Effects of in-situ bismuth catalyst electrodeposition on performance of vanadium redox flow batteries

The in-situ electrodeposited bismuth catalyst for vanadium redox flow batteries is typically prepared by dissolving Bi3+ ions in the electrolyte and spontaneously electrodepositing metallic bismuth onto the carbon fiber surface at the beginning of charge process after battery assemble, which therefore has intriguing superiorities including facile preparation, catalyst on-line restoration and long service life. Whether achieving uniform catalyst distribution inside the porous electrode directly influences battery performance. In this work, the effects of the catalyst loading, initial Bi3+ concentration and electrodeposition current density on the catalyst distribution, catalyst morphology and battery performance are comprehensively investigated. It is found that the ratio between the optimal electrodeposition current and theoretical limiting current keeps around 50% for different initial Bi3+ concentrations.

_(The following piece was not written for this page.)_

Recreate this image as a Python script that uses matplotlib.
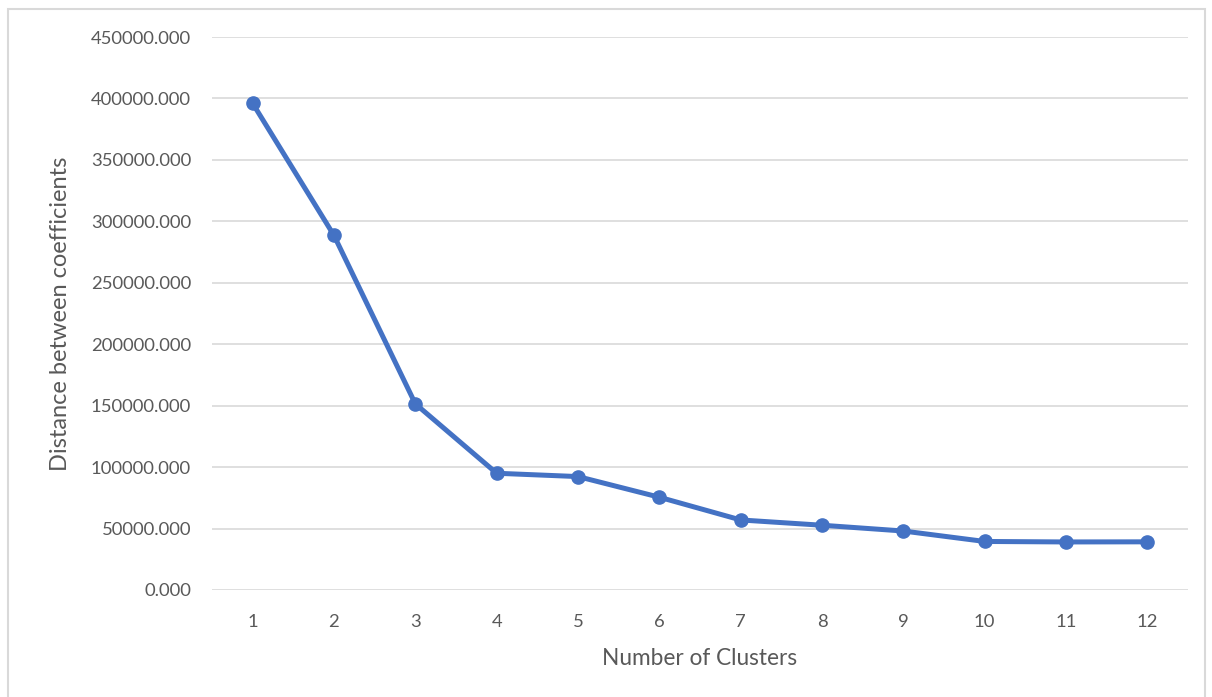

The optimal case of constant-current electrodeposition is the initial Bi3+ concentration of 2 mM and electrodeposition current density of 10 mA cm−2. More importantly, the intermittent catalyst electrodeposition method is proposed to address the conflict between electrodeposition current density and catalyst distribution, which delivers superior catalyst distribution and battery performance compared to the optimized constant-current electrodeposition. The battery with intermittent catalyst electrodeposition achieves a high voltage efficiency of 85.4% at 320 mA cm−2.